I’ll let the town’s aforementioned web-site explain the significance of the site:
‘Located in a small peninsula, at the foot of the Watchtower, an archaeological site can be found which is, without a doubt, the most important of the Mediterranean. These lands were separated from the coast by an earthquake of an unknown date, and during the 30’s of the last century were artificially reunited with the land. The first excavations were carried out by F. Figueras Pacheco between 1931 and 35 and, during the decade of the 70’s, by E. A. Llobregat. These works confirmed the existence on this site of different civilisations and cultures, with the Roman, the Iberian, and the Bronze Era being the most significant, and so we can date the site as being over 5,000 years old.
From the Iberian era vessels, weapons, tombs and ceramic remains have been found, as well as singular buildings which lead us to believe that significant production and trade activity took place in relation to other Mediterranean cultures between the second and fourth Centuries B.C.
From the Roman era small thermal baths have been found which belonged to a disappeared agricultural village and, linked to this and to others nearby, some fish-farm hatcheries cut into the rock. Despite the erosion, the pools can still be made out, connected to the sea, in which the fish were farmed. These constructions (els Banyets) give their name to the site because according to word of mouth tradition they were the bathing pools of a Moorish queen.
The site is currently supervised by the Museo Arqueológico de Alicante (Marq), which is in charge of is museumisation.’
We both found La Illeta really interesting. There were detailed information boards everywhere. Even by the plants – which somehow are able to survive the reasonably arid conditions in this part of the world – had information boards! It provided a fascinating glimpse into the past. We both found ourselves thinking that we have it really easy compared to the lives our European ancestors lived.
My wife was particularly interested in the wine making area which dated back to the Iberian era. As a wine lover, she wondered how our ancestors ‘came across’ wine. Indeed, how did they work out how to make it – was it completely by accident or did someone deliberately set out to do it? I’m not really into wine at all, but even I started to wonder if wine has always tasted the same or did it evolve over the years? I presume environmental changes and modern production methods would have some bearing on the matter – if so, is there any way that the ‘original’ taste of wines throughout the ages could be recreated?
During our time on La Illeta we came across one of the assistants talking in French to a young girl. We presumed she was an archaeology student as she was taking copious notes whilst the assistant was going into great detail and both were taking a very close look at some of the ruins.

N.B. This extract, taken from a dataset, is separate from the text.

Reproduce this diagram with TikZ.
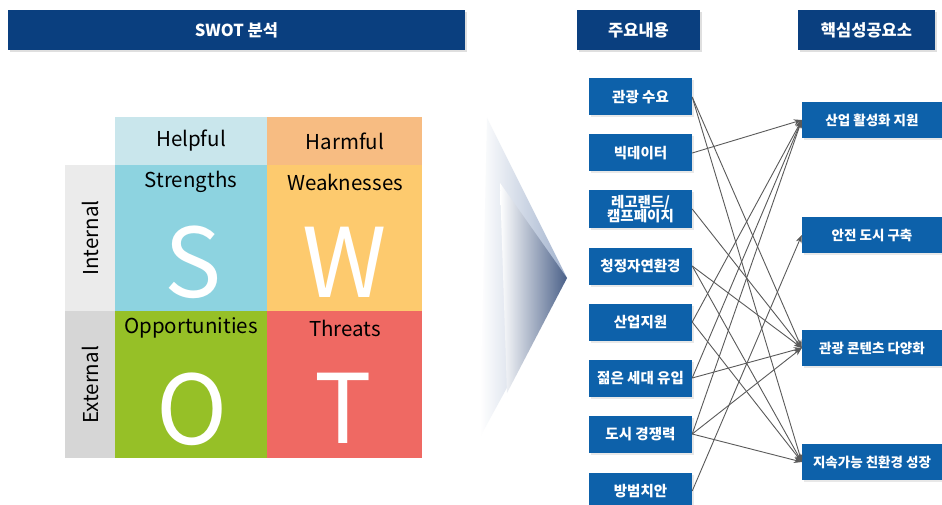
\documentclass[tikz,border=0pt]{standalone}
\usepackage{fontspec}
\setmainfont{Noto Sans CJK KR}
\usetikzlibrary{arrows.meta,shadows,calc}
\definecolor{hdrblue}{HTML}{0A3F7F}
\definecolor{boxblue}{HTML}{0D61AA}
\definecolor{cHelp}{HTML}{C9E6EC}
\definecolor{cHarm}{HTML}{F7BC82}
\definecolor{cInt}{HTML}{EBEBEB}
\definecolor{cExt}{HTML}{D6D6D6}
\definecolor{cS}{HTML}{8DD3E0}
\definecolor{cW}{HTML}{FDCA6E}
\definecolor{cO}{HTML}{96C027}
\definecolor{cT}{HTML}{EF6963}
\definecolor{linegray}{HTML}{5A5A5A}
\definecolor{chevA}{HTML}{9FB0CC}
\definecolor{chevB}{HTML}{4A6088}
\tikzset{
  hdr/.style={fill=hdrblue, text=white, font=\fontsize{16.5}{19}\selectfont\bfseries,
    minimum height=40, inner sep=0, drop shadow={opacity=0.25, shadow xshift=2pt, shadow yshift=-2pt}},
  lbox/.style={fill=boxblue, text=white, font=\fontsize{14.5}{16.5}\selectfont\bfseries,
    minimum width=103, minimum height=37, inner sep=0, align=center,
    drop shadow={opacity=0.18, shadow xshift=2pt, shadow yshift=-2pt}},
  rbox/.style={fill=boxblue, text=white, font=\fontsize{13.5}{15}\selectfont\bfseries,
    minimum width=140, minimum height=36, inner sep=0,
    drop shadow={opacity=0.18, shadow xshift=2pt, shadow yshift=-2pt}},
  cell/.style={anchor=north west, inner sep=0, outer sep=0},
  celltxt/.style={font=\fontsize{20.5}{22}\selectfont, text=black, inner sep=0},
  bigl/.style={font=\fontsize{96}{100}\selectfont, text=white, inner sep=0, anchor=base},
  link/.style={draw=linegray, line width=0.9pt, -{Stealth[length=8pt,width=6pt]}},
}
\begin{document}
\begin{tikzpicture}[x=1pt,y=-1pt]
\useasboundingbox[fill=white] (0,0) rectangle (942,505);

% headers
\node[hdr, minimum width=457] (h1) at (236.5,30) {SWOT 분석};
\node[hdr, minimum width=123] (h2) at (638.5,30) {주요내용};
\node[hdr, minimum width=137] (h3) at (866.5,30) {핵심성공요소};

% SWOT matrix
\node[cell, fill=cHelp, minimum width=152, minimum height=48] (help) at (115,117) {};
\node[cell, fill=cHarm, minimum width=155, minimum height=48] (harm) at (267,117) {};
\node[cell, fill=cInt, minimum width=50, minimum height=146] (int) at (65,165) {};
\node[cell, fill=cExt, minimum width=50, minimum height=147] (ext) at (65,311) {};
\node[cell, fill=cS, minimum width=152, minimum height=146] (sq) at (115,165) {};
\node[cell, fill=cW, minimum width=155, minimum height=146] (wq) at (267,165) {};
\node[cell, fill=cO, minimum width=152, minimum height=147] (oq) at (115,311) {};
\node[cell, fill=cT, minimum width=155, minimum height=147] (tq) at (267,311) {};

\node[celltxt] (thelp) at (191,141) {Helpful};
\node[celltxt] (tharm) at (345,141) {Harmful};
\node[celltxt] (ts) at (191,182) {Strengths};
\node[celltxt] (tw) at (345,182) {Weaknesses};
\node[celltxt] (to) at (191,328) {Opportunities};
\node[celltxt] (tt) at (345,328) {Threats};
\node[celltxt, rotate=90] (tint) at (90,238) {Internal};
\node[celltxt, rotate=90] (text) at (90,385) {External};

\node[bigl] (bs) at (193,297) {S};
\node[bigl] (bw) at (345,297) {W};
\node[bigl] (bo) at (192,444) {O};
\node[bigl] (bt) at (343.5,443) {T};

% chevron
\shade[left color=white, right color=chevA] (487,118) -- (567,278) -- (480,437) -- cycle;
\shade[left color=white, right color=chevB] (500,183) -- (567,278) -- (507,393) -- cycle;

% left boxes
\node[lbox] (a1) at (640.5,97) {관광 수요};
\node[lbox] (a2) at (640.5,153) {빅데이터};
\node[lbox] (a3) at (640.5,209) {레고랜드/\\[-2pt]캠프페이지};
\node[lbox] (a4) at (640.5,266) {청정자연환경};
\node[lbox] (a5) at (640.5,322) {산업지원};
\node[lbox] (a6) at (640.5,378) {젊은 세대 유입};
\node[lbox] (a7) at (640.5,434) {도시 경쟁력};
\node[lbox] (a8) at (640.5,491) {방범치안};

% right boxes
\node[rbox] (b1) at (872,120) {산업 활성화 지원};
\node[rbox] (b2) at (872,235) {안전 도시 구축};
\node[rbox] (b3) at (872,348) {관광 콘텐츠 다양화};
\node[rbox] (b4) at (872,462) {지속가능 친환경 성장};

% links
\draw[link] (a1.east) -- (b3.west);
\draw[link] (a1.east) -- (b4.west);
\draw[link] (a2.east) -- (b1.west);
\draw[link] (a3.east) -- (b3.west);
\draw[link] (a4.east) -- (b3.west);
\draw[link] (a4.east) -- (b4.west);
\draw[link] (a5.east) -- (b1.west);
\draw[link] (a5.east) -- (b4.west);
\draw[link] (a6.east) -- (b1.west);
\draw[link] (a6.east) -- (b3.west);
\draw[link] (a7.east) -- (b1.west);
\draw[link] (a7.east) -- (b3.west);
\draw[link] (a7.east) -- (b4.west);
\draw[link] (a8.east) -- (b2.west);
\end{tikzpicture}
\end{document}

We really enjoyed our time there. However, I thought that maybe even a small ‘living history’ museum near the site would have been useful. I would have really like to seen full size mock-ups of the buildings, characters in various period costumes and maybe an audio visual display providing a history of the general area.
La Illeta is one of the most prominent features along the El Campello coast line. Others include a modern marina, nautical club and fish market. Overlooking this area is La Illeta Watchtower. It’s a very impressive and a fairly substantial defensive position dating back to the sixteenth century and built to warn against raids from Berber Pirates. As mentioned earlier, some form of museum could provide a link between all of these features – a real delight for all history buffs and culture vultures!
La Illeta is well, well worth a visit. However, a word to the wise – it’s surrounded on three sides by the Mediterranean Sea which provides a lovely – but deceiving – breeze. Believe it or not it’s easy to get roasted by the sun without actually noticing it. Our tip is to use plenty of the highest factor sun cream you can get hold of – you have been warned!